This year’s list of my favorite nonfiction contains two more books than last year. (I gave seven nonfiction books five stars on Good Reads in 2024 and five in 2023.) But like last year, I am also including a bonus section of books that I liked.
Biographies dominated these seven favorites of 2024. (Unlike last year, I read very few memoirs in 2024.) Most of the biographies were about women, though one, a family biography, features both men and women. Another, which also was not a biography (or at least a traditional biography), centers on a man but has a couple of strong female secondary characters. Its author is the only man to appear on this list of seven. Make of this what you will. (Mostly that there are a lot of women’s stories out there to explore and lots of women writers to do so.) Here are the books, roughly in the order in which I read them.

1. Mott Street: A Chinese American Family’s Story of Exclusion and Homecoming by Ava Chin. I remember being totally drawn into this book at the beginning of 2024, as I was getting ready to make my first trip to New York City. It is wonderfully written, with a delicate balance of history and family stories. Chin has produced an emotional yet not overly sentimental family biography.

2. The Art Thief: A True Story of Love, Crime, and a Dangerous Obsession by Michael Finkel. I was a bit late to this book mostly because it is not the kind of thing I usually read. But I was convinced by the title and the cover design to pick it up from the library and never regretted the decision. Finkel briskly tells the wild story of Stéphane Bréitwieser, who stole about $2 billion worth of art from various European museums. Then there is the revelation of what happened to some of the pieces. Yikes.

3. The Dress Diary: Secrets From a Victorian Woman’s Wardrobe by Kate Strasdin. Using surviving clothing fragments belonging to Anne Sykes, Strasdin skillfully recreates the world of this nineteenth-century Englishwoman. The author’s expertise as a fashion historian and museum curator really shines through in this creative history.

4. The Silenced Muse: Emily Hale, T.S. Eliot, and the Role of a Lifetime by Sara Fitzgerald. Emily Hale has appeared as a minor character in previous books about the poet Eliot, but Fitzgerald flips the relationship, investigating it from Hale’s perspective. (This does not end well for Eliot’s reputation as a human being.) Hale emerges as a fully formed character with a fascinating life.
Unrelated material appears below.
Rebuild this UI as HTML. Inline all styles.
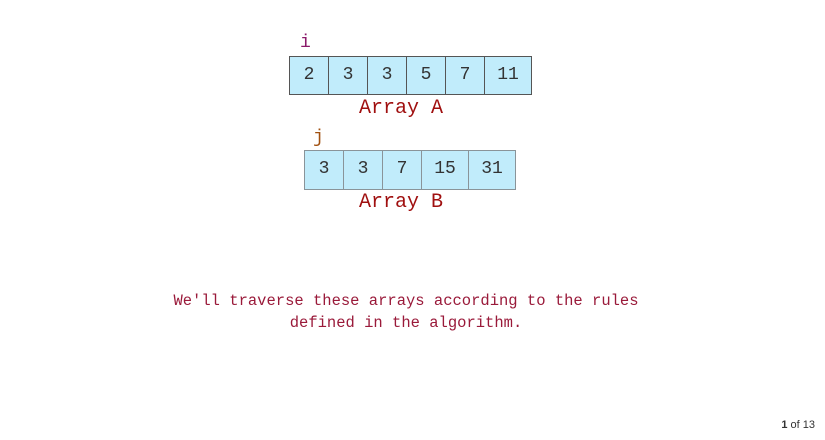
<!DOCTYPE html>
<html><head><style>
body{margin:0;width:825px;height:440px;background:#fff;position:relative;overflow:hidden;font-family:"Liberation Mono",monospace}
.c{position:absolute;box-sizing:border-box;background:#c1ecfb;border:1px solid #555;text-align:center;font-size:18px;color:#333;line-height:36px}
.b{border-color:#8a9499}
.t{position:absolute;color:#a01010;white-space:nowrap}
</style></head><body>
<div class="t" style="left:300px;top:33px;font-size:18px;color:#8b1a6a">i</div>
<div class="c" style="left:289px;top:56px;width:40px;height:39px">2</div>
<div class="c" style="left:328px;top:56px;width:40px;height:39px">3</div>
<div class="c" style="left:367px;top:56px;width:40px;height:39px">3</div>
<div class="c" style="left:406px;top:56px;width:40px;height:39px">5</div>
<div class="c" style="left:445px;top:56px;width:40px;height:39px">7</div>
<div class="c" style="left:484px;top:56px;width:48px;height:39px">11</div>
<div class="t" style="left:359px;top:97px;font-size:20px">Array A</div>
<div class="t" style="left:313px;top:128px;font-size:18px;color:#a05010">j</div>
<div class="c b" style="left:304px;top:150px;width:40px;height:40px">3</div>
<div class="c b" style="left:343px;top:150px;width:40px;height:40px">3</div>
<div class="c b" style="left:382px;top:150px;width:40px;height:40px">7</div>
<div class="c b" style="left:421px;top:150px;width:48px;height:40px">15</div>
<div class="c b" style="left:468px;top:150px;width:48px;height:40px">31</div>
<div class="t" style="left:359px;top:191px;font-size:20px">Array B</div>
<div class="t" style="left:0;width:812px;top:290px;font-size:15.5px;line-height:22px;text-align:center;color:#9a1a3a">We'll traverse these arrays according to the rules<br>defined in the algorithm.</div>
<div style="position:absolute;right:10px;top:419px;font:11px 'Liberation Sans',sans-serif;color:#333"><b>1</b> of 13</div>
</body></html>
5. Portrait of a Woman:Art, Rivalry, and Revolution in the Life of Adélaïde Labille-Guiard by Bridget Quinn. Adélaïde Labille-Guiard was a well-known and well-regarded painter in France during the 1700s, at least up until the French Revolution. Quinn makes good use of the scant information available on the artist’s life to restore her to her proper place in the historical record. And Quinn’s breezy writing style makes this biography a delight to read.

6. The World She Edited: Katharine S. White at The New Yorker by Amy Reading. The long-time fiction editor of The New Yorker magazine, which celebrates its 100th anniversary this year, receives a well-deserved biography that focuses on White’s ability to recognize talented writers and get their work published in the magazine. It is a fascinating portrait of an important literary life.

7. Loving Sylvia Plath: A Reclamation by Emily Van Duyne. Ted Hughes (like T.S. Eliot above) does not come off well in Van Duyne’s trenchant probing of not just Plath’s life, but how others have written about that life. Van Duyne makes a convincing—and haunting—case for Hughes as the ultimate in unreliable narrators. Reclamation, indeed.
Of the two bonus books from my 2024 reading, one is very much in line with most of the favorites listed above. Drew Gilpin Faust’s memoir, Necessary Trouble: Growing Up at Midcentury is an engaging account of the prominent historian’s involvement with the various social and political movements of the 1960s.
The other, Leave While the Party’s Good: The Life and Legacy of Baseball Executive Harry Dalton by Lee Kluck, is a book that anyone who knows me would not believe that I ever picked up. I am not a sports person. I don’t watch games or watch movies or shows about sports. (Well, okay, I did like Bend It Like Beckham and Bull Durham, and I have watched Field of Dreams. But otherwise, no.) (And actually, growing up at 2912, baseball was ubiquitous during the spring and summer. I knew spring had arrived when my mom set up her ironing board in front of the television in the family room so she could watch the Cubs while she ironed. I still know a lot about baseball.)
Lee Kluck was, many years ago, a student of mine, and I followed his writing journey with great interest. He has produced a nicely researched and crisply written biography of an important figure in major league baseball. The University of Nebraska Press, known for its sports series, published his book. So, yay for Lee and for Harry Dalton. If you or anyone you know is into sports biographies, do not miss this one.
That is a wrap on my favorites of 2024. Up next: some thoughts on a very good book I started reading in 2024 but have yet to finish.
May all the books you read in 2025 be good ones.